▶ EXERCISE AIM
Only the lines from the start of the data through the line with "123, 113, 112, 107];" belong in the copy. Restate them word for word, minus the pictures.

· · · · ·

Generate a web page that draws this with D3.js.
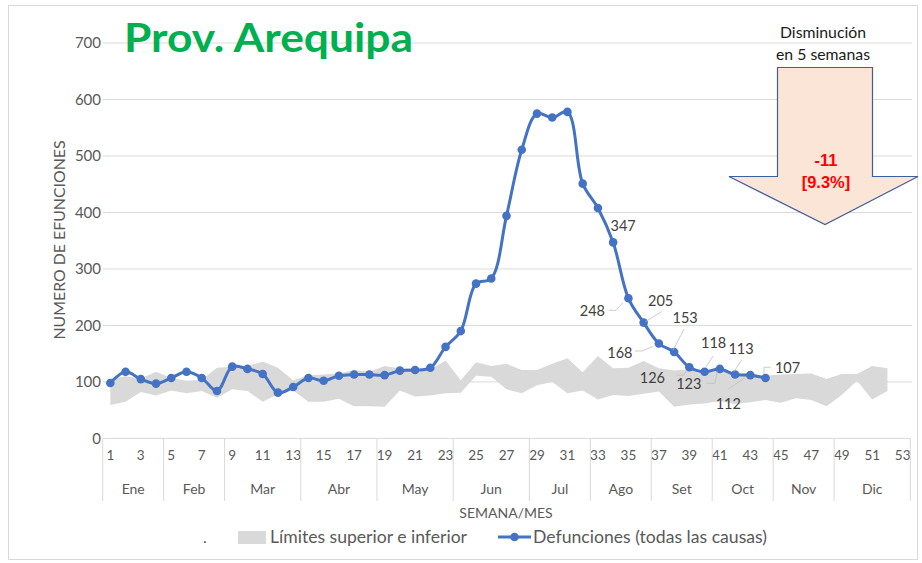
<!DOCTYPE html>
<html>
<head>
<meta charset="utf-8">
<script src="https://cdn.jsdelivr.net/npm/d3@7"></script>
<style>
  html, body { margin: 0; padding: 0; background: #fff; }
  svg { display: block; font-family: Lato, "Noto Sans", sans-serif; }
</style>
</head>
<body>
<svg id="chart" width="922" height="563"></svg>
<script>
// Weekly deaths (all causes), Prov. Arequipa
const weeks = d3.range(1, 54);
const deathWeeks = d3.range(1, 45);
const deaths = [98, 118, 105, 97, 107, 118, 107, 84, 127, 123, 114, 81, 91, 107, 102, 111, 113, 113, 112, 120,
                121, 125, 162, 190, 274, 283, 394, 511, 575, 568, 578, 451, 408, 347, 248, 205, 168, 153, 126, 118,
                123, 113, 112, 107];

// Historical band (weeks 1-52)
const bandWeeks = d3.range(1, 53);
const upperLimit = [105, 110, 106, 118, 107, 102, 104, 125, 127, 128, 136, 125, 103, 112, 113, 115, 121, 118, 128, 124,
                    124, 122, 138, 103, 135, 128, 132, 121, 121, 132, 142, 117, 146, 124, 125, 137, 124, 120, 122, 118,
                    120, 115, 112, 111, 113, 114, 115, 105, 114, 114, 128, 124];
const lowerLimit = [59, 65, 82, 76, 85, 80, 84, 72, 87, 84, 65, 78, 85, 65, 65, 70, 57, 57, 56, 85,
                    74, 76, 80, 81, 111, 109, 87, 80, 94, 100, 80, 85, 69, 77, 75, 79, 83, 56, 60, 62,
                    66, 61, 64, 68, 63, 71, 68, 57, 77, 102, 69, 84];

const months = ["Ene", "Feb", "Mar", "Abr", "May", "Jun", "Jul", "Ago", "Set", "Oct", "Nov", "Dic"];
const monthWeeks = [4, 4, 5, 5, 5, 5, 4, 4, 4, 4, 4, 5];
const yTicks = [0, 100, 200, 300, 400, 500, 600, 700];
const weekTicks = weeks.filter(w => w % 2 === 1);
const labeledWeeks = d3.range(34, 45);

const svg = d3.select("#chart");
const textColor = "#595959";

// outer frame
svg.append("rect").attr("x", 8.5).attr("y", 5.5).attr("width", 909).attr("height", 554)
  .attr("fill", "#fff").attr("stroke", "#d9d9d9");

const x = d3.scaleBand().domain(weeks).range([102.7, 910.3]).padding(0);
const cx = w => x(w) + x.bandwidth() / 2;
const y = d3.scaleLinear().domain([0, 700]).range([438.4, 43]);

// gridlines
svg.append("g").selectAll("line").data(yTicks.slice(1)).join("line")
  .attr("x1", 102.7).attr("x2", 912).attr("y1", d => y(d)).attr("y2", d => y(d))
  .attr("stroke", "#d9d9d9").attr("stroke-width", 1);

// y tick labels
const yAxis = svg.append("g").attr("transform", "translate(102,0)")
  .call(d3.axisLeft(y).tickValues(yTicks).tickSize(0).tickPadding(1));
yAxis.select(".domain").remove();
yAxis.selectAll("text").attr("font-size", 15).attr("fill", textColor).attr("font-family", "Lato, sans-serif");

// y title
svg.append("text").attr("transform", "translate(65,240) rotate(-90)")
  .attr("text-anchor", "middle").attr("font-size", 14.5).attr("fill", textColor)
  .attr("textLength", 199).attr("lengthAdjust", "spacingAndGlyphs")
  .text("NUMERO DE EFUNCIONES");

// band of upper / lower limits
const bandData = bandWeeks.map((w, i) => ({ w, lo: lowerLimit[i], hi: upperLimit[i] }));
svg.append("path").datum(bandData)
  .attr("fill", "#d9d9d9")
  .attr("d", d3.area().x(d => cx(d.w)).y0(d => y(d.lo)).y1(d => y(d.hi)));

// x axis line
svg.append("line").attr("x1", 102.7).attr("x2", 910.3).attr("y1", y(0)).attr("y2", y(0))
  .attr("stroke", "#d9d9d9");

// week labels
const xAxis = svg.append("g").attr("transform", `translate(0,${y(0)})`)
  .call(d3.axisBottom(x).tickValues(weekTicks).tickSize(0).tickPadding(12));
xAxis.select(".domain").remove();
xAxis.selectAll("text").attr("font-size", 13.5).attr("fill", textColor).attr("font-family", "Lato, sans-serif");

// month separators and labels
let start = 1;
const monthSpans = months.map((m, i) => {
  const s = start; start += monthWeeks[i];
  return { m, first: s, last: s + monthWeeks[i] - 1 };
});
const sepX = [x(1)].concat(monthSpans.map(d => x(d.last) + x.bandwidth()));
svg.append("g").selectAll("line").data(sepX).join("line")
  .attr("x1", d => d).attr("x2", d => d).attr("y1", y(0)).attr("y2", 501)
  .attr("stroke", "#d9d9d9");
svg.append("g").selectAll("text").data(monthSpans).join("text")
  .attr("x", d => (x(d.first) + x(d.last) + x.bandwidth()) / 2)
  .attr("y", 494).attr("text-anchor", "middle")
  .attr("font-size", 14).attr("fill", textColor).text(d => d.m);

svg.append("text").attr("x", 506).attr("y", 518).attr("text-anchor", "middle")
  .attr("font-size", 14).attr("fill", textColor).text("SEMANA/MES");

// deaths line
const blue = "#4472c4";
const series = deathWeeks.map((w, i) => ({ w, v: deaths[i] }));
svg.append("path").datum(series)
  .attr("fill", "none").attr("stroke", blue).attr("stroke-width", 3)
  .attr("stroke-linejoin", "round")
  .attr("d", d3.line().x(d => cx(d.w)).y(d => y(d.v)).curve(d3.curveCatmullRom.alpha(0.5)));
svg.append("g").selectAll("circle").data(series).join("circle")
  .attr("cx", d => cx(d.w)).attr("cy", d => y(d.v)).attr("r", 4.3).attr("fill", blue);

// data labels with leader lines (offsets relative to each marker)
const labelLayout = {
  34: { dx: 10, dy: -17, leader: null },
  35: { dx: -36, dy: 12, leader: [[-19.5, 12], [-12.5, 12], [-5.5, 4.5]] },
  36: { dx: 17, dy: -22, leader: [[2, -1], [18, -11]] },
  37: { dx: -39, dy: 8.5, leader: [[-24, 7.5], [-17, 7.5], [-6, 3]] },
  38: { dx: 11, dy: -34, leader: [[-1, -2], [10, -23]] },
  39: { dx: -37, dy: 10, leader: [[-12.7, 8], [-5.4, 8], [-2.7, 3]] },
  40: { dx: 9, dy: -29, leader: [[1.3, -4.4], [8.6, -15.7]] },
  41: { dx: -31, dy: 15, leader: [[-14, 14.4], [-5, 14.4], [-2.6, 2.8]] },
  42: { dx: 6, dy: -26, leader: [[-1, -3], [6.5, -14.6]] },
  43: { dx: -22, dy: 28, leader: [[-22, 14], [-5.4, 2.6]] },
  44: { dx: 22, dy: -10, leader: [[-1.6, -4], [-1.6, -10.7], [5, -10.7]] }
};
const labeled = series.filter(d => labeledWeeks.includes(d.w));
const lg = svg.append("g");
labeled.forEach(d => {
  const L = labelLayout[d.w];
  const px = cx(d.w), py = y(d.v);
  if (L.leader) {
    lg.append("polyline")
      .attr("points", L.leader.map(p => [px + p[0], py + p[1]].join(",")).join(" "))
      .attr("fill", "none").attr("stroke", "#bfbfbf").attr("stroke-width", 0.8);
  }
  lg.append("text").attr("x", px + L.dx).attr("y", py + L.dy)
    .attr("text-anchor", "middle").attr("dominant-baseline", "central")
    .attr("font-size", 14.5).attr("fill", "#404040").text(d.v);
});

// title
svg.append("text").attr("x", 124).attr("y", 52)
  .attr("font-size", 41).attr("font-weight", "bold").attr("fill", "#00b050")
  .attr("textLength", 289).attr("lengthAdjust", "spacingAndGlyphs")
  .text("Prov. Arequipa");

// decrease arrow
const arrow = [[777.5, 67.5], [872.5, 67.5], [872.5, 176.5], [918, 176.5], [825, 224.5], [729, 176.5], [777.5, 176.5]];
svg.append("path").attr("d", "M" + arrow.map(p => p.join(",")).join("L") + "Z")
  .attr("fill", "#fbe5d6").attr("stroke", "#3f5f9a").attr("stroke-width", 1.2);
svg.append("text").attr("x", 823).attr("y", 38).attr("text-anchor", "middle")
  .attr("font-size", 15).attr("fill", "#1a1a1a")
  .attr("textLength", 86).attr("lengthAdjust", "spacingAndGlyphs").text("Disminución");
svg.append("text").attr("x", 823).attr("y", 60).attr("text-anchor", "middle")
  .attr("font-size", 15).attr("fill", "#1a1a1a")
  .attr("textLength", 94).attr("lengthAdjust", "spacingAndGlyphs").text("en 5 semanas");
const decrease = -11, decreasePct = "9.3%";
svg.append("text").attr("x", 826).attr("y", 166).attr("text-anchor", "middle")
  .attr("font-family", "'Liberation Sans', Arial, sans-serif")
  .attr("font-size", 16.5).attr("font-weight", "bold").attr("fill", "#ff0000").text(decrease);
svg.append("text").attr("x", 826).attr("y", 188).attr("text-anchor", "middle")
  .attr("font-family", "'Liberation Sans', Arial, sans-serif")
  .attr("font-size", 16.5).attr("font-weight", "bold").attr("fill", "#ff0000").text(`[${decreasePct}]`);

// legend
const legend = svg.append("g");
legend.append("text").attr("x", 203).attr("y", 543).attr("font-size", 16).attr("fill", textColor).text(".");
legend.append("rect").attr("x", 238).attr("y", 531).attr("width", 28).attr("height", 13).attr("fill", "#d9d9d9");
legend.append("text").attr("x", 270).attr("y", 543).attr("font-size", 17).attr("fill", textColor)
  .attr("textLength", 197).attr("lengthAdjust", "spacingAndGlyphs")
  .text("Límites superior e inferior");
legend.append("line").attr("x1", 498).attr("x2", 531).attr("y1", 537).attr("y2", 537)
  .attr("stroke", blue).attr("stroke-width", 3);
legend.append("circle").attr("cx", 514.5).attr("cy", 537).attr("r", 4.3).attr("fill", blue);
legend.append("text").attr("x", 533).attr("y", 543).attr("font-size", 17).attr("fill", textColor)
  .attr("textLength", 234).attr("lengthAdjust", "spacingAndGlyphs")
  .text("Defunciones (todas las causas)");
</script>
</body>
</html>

· · · · ·

▶ FINISHED EXERCISE
Generate a web page that draws this with D3.js.
<!DOCTYPE html>
<html>
<head>
<meta charset="utf-8">
<script src="https://cdn.jsdelivr.net/npm/d3@7"></script>
<style>
  html, body { margin: 0; padding: 0; background: #fff; }
  svg { display: block; font-family: Lato, "Noto Sans", sans-serif; }
</style>
</head>
<body>
<svg id="chart" width="922" height="563"></svg>
<script>
// Weekly deaths (all causes), Prov. Arequipa
const weeks = d3.range(1, 54);
const deathWeeks = d3.range(1, 45);
const deaths = [98, 118, 105, 97, 107, 118, 107, 84, 127, 123, 114, 81, 91, 107, 102, 111, 113, 113, 112, 120,
                121, 125, 162, 190, 274, 283, 394, 511, 575, 568, 578, 451, 408, 347, 248, 205, 168, 153, 126, 118,
                123, 113, 112, 107];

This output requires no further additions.